Can Selfridges’ Play on Nostalgia Revive the Yellow Pages?

Selfridges flags

When was the last time you saw the Yellow Pages? Probably in 2019, since that was the last time it was published.

Well, that thick, yellow book, which was created as a business telephone directory and once served as an invaluable tool for consumers seeking products and services in their local communities, is coming back — but with a fashionable twist.

A Brief History of the Yellow Pages 

The book, which originated in 1886, was once a lifeline for those looking for anything from plumbers and electricians to restaurants and retail stores. Its iconic yellow color and alphabetical listings made it an easily recognizable and widely trusted resource for decades.

For businesses, being listed in the Yellow Pages was akin to having a prime storefront on Main Street. It provided them with visibility to a broad customer base and helped build trust in their services or products. For consumers, it was a quick and reliable way to find local businesses, compare services and make informed decisions.

The Yellow Pages acted as a bridge between supply and demand, fostering local economic growth.

However, as the digital age dawned, the relevance of physical directories began to decline. With the advent of online search engines and digital marketing, businesses found more cost-effective ways to reach their target audiences.

The Fashionable Twist 

In the spirit of innovation and cultural relevance, luxury retailer Selfridges has taken a nostalgic approach in serving up its own rendition of the Yellow Pages in a new form — a 72-page zine that transcends traditional retail offerings. The move comes as consumers expect more than just products from retailers.

Selfridges’ Yellow Pages serves as a curated guide to the cultural events happening in London and Manchester, the retailer’s two primary locations. The aim is to address the idea that in today’s fast-paced world, consumers are seeking experiences beyond mere transactions. By aligning with cultural events and showcasing artistic expressions, Selfridges is positioning itself as not just a retailer but a cultural hub.

“We’re positioning ourselves at the epicenter of new season and cultural conversation, helping customers to navigate straight to the ‘good stuff’,” Laura Weir, executive creative director at Selfridges, told WWD.

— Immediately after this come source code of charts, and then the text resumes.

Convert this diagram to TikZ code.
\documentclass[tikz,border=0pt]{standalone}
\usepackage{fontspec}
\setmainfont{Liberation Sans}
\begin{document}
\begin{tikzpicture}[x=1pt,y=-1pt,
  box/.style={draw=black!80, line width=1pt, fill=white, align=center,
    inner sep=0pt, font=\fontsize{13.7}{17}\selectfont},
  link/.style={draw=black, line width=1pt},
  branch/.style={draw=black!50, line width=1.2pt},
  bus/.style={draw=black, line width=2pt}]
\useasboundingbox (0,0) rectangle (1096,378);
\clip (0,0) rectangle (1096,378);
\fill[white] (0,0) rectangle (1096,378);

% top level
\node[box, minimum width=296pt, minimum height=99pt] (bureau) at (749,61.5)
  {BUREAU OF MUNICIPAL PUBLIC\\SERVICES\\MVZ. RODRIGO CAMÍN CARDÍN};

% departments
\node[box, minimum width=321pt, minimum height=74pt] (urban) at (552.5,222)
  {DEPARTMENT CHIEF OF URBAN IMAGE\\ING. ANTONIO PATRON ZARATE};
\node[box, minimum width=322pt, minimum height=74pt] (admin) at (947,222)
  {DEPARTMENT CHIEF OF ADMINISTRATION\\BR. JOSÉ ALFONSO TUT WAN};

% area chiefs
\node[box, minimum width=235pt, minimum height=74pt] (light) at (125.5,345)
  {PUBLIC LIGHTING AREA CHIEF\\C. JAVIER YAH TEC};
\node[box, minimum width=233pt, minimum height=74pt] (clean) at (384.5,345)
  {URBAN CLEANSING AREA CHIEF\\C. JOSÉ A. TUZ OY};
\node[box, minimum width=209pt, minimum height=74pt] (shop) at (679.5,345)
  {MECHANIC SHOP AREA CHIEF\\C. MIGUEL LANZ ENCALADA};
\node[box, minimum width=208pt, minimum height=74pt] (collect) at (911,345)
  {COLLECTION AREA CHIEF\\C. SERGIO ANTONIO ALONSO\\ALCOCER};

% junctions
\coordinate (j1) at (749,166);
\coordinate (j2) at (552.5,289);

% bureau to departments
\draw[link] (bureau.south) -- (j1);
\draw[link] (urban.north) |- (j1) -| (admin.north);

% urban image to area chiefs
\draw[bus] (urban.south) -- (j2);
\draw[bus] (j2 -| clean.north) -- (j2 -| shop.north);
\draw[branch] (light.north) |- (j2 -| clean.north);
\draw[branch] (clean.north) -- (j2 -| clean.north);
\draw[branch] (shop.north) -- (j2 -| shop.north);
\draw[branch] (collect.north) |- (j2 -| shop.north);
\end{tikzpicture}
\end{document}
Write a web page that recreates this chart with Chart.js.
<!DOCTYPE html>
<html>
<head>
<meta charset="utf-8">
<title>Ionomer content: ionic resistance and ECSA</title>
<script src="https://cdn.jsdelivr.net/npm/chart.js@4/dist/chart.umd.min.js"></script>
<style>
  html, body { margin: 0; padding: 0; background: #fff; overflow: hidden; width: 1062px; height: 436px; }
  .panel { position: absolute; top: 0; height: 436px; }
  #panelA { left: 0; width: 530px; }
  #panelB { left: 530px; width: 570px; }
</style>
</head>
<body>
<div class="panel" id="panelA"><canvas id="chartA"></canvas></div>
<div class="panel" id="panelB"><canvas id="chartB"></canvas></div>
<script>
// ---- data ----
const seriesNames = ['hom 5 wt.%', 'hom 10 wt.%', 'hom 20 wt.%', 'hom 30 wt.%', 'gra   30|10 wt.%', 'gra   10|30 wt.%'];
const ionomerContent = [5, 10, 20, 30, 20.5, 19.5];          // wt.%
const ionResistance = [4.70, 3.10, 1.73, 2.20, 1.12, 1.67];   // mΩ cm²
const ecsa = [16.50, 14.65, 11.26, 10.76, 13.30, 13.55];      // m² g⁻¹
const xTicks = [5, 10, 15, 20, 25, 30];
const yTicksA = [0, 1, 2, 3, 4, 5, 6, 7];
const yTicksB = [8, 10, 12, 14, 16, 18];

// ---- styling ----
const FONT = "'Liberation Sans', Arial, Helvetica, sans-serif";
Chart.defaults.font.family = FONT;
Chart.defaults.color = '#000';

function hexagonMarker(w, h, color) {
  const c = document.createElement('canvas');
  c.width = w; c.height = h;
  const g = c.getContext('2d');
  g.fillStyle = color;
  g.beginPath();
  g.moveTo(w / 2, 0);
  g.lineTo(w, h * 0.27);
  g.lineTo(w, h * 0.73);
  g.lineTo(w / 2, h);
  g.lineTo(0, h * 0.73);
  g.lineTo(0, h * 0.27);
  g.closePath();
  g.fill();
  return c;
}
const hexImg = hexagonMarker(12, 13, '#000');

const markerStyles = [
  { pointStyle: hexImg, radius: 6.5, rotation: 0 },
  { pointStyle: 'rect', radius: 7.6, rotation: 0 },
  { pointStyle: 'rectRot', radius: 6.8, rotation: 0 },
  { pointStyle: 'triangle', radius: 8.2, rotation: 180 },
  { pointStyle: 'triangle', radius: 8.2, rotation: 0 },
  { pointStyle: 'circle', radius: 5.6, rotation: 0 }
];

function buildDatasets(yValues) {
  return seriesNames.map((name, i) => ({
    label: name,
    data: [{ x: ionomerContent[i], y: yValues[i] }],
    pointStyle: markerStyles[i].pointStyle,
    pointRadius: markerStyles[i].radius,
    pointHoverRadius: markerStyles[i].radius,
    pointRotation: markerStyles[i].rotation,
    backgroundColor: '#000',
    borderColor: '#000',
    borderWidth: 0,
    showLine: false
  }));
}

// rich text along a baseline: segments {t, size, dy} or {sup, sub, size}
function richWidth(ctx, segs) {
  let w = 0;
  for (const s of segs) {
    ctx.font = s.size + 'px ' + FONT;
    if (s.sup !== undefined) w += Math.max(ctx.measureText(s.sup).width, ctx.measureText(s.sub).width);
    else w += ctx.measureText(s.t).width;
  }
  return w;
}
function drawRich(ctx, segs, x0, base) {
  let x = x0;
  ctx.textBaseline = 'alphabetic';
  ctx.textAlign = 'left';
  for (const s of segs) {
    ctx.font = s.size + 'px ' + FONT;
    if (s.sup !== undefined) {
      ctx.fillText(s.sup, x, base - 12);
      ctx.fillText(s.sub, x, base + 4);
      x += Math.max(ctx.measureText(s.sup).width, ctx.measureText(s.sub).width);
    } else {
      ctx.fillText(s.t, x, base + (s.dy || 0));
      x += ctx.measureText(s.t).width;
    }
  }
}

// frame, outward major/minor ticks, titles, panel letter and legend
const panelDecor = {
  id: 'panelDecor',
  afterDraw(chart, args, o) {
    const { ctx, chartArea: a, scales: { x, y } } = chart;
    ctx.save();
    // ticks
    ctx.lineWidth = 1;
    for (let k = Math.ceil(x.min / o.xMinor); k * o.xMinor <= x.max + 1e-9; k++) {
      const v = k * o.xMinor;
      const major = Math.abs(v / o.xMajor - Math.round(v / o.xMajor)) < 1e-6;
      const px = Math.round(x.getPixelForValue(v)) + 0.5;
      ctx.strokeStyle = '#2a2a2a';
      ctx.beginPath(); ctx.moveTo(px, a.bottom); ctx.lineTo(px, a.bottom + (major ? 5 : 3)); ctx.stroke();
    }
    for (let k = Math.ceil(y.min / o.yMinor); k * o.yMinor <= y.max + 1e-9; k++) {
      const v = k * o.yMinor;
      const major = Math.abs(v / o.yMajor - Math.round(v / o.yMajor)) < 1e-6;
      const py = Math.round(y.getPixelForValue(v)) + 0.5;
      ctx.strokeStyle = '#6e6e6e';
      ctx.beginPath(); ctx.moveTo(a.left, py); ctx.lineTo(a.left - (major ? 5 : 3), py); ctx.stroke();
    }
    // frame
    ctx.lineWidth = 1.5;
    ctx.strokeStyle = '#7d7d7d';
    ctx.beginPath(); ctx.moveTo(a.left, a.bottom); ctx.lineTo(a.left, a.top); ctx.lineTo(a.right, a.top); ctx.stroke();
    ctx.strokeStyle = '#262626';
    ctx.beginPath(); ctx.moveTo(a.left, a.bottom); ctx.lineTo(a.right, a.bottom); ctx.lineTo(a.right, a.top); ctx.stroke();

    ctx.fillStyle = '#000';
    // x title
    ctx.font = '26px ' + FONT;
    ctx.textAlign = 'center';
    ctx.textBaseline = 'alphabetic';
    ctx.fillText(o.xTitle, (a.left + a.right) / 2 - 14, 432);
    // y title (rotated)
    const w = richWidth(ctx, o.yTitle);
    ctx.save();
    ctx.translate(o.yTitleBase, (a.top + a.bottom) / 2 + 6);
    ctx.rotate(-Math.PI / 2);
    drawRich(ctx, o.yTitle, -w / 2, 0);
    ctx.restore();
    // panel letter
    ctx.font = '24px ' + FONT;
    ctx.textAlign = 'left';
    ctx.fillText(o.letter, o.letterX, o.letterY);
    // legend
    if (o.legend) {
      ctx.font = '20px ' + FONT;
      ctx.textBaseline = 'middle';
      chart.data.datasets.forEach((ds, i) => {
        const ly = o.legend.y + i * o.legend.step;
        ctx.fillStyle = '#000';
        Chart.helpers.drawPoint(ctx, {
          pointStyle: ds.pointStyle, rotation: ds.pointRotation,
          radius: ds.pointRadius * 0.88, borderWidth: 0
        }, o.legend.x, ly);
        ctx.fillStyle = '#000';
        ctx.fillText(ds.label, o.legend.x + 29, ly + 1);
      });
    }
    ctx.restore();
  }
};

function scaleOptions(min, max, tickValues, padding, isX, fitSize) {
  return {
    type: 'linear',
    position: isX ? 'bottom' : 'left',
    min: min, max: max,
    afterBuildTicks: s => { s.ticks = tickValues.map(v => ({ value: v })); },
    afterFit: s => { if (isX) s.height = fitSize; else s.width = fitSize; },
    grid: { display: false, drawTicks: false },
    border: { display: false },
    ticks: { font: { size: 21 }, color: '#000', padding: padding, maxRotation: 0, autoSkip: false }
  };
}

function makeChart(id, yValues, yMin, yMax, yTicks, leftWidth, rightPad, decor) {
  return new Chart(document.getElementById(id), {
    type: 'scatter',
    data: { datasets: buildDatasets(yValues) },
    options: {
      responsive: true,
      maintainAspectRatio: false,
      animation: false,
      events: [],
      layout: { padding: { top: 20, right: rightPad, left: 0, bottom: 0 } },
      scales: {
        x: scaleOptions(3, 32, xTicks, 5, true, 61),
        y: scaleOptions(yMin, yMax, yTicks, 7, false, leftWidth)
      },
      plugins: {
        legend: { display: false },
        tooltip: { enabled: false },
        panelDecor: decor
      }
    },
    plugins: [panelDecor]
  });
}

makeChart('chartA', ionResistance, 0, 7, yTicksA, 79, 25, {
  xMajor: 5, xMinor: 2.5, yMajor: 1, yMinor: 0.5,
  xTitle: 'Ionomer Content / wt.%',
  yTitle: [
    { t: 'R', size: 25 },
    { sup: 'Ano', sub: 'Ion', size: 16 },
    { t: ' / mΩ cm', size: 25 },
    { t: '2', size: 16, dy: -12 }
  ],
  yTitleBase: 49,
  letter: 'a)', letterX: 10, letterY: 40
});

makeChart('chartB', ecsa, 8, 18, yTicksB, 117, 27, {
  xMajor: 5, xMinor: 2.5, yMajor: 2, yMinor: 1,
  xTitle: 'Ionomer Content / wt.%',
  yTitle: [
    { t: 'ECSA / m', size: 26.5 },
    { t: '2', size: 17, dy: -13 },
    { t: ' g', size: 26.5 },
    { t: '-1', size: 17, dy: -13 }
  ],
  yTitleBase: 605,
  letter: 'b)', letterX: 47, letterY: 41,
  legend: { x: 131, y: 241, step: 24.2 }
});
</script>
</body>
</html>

This contemporary guide, inspired by the Yellow Pages but updated for the modern era, seeks to transcend the purely transactional aspects of conventional directories. Instead, it delves deep into the cultural fabric of these two dynamic cities, highlighting the spirit of creativity and community that defines them.

For example, it spotlights occasions such as Danny Boyle’s staging of “Free Your Mind,” infusing the cultural panorama with a dose of theatrical enchantment. Furthermore, the zine pays tribute to the 40th anniversary and re-release of the documentary “Stop Making Sense,” showcasing the rock band Talking Heads.

At its core, Selfridges’ adaptation of the Yellow Pages seeks to mirror the shifting role of retailers. It acknowledges that consumers are in search of more than just products — they seek experiences, culture and community engagement. Through the curation and celebration of the cultural fabric of their locales, Selfridges is establishing itself as a brand that comprehends the evolving desires and expectations of its audience, thus reshaping the notion of luxury retail.

The zine will serve as a guide to events occurring in September and October in the vicinity of Selfridges. These include highlights such as the Versace exhibit at The Corner Shop; the Jil Sander Kiosk offering coffee, tea, limited edition books, magazines and stationery; Harris Reed’s inaugural collection for Nina Ricci; and a Martine Rose pop-up in the Men’s Designer Street Room.

Why Nostalgia Works 

In April, PYMNTS reported that Gen Z individuals have a strong desire to immerse themselves in the pop culture and trends of previous decades, even if they didn’t directly experience them. While nostalgia is common across all age groups to some degree, Gen Z stands out as the most nostalgic generation, with 15% expressing a preference for reminiscing about the past rather than pondering the future. Millennials come in as a close second at 14%, and this inclination tends to decrease as individuals get older.

Furthermore, studies suggest that nostalgia in media is primarily driven by Gen Z and millennials, with Gen Z leading the way at 50%, closely followed by 47% of millennials.

To relive those nostalgic moments, Gen Z has adopted items such as flip phones and digital cameras, returning to a simpler era and rejecting sensory overload. This shift not only helps them in reducing excessive stimulation but also allows them to express their individuality.